All that you should know about becoming an HMO landlord.

Some landlords choose to convert their properties into HMOs (house in multiple occupation). This is because landlords find this an efficient way to run a rental home. An HMO is a term that refers to residential properties that are rented out by at least 3 people who are not from the same household. However, they share facilities like the bathroom, kitchen, and living rooms.  

HMO licence –  

Becoming an HMO landlord might require you to apply for a house with multiple occupation licences. You must have a licence if you’re renting out a large HMO. Your property is defined as a large HMO if the following apply:  

  • It is rented to 5 or more people who form more than 1 household.  
  • Some or all tenants share toilet, bathroom, or kitchen facilities. 
  • At least 1 tenant pays rent.  

The licence is valid for a maximum of 5 years. However, you would also need a separate licence for every HMO property that you own. 

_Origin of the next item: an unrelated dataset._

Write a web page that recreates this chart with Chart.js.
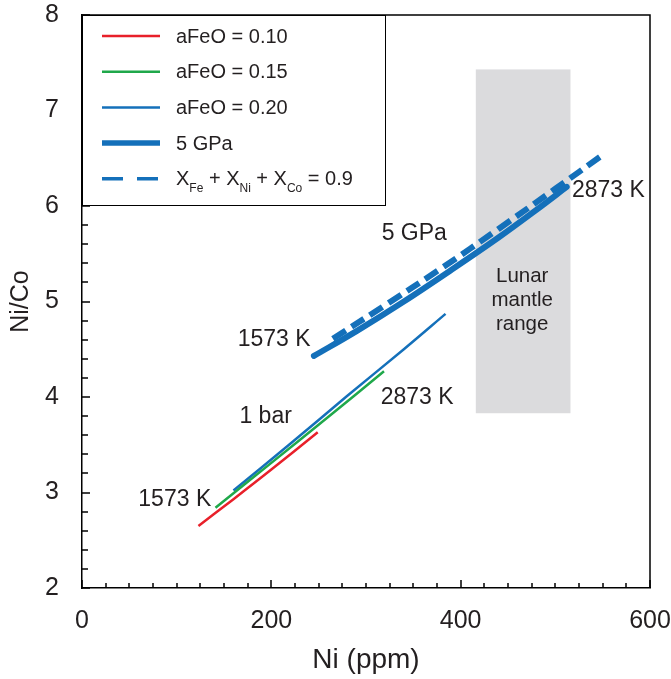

Conditions a landlord must follow – 

  • The house is suitable for the number of occupants. – It is often advised to have 5 tenants or more in each house. This is so the tenants can successfully spread the costs of electricity, gas, water, and council tax sufficiently to create a healthy profit. Although the number of tenants you have depends on the size and number of bedrooms of the property.  
  • The landlord or manager of the house must be considered fit and proper. For example, having a criminal record or breach of landlord laws.  

Landlord responsibility- 

The council has to carry out a housing health and safety rating system risk assessment within 5 years for getting a licence.  

You need to:  

  • Send the council an updated gas safety certificate every year. 
  • Install and maintain smoke alarms and carbon monoxide alarms 
  • Provide safety certificates for all electrical appliances.  

If the inspector finds any unacceptable risks during the assessment, you must carry out work to eliminate them.  

You will have to pay income tax on your rental income, minus your day-to-day running expenses. And also, class 2 national insurance if the work you do renting out a property counts as running a business.  

Reporting changes –  

It is important to let the council know if there are any changes. These changes might include:  

  • Your tenants make changes 
  • You make any changes to the HMO 
  • Your tenants’ circumstances change. For example, if they have a child.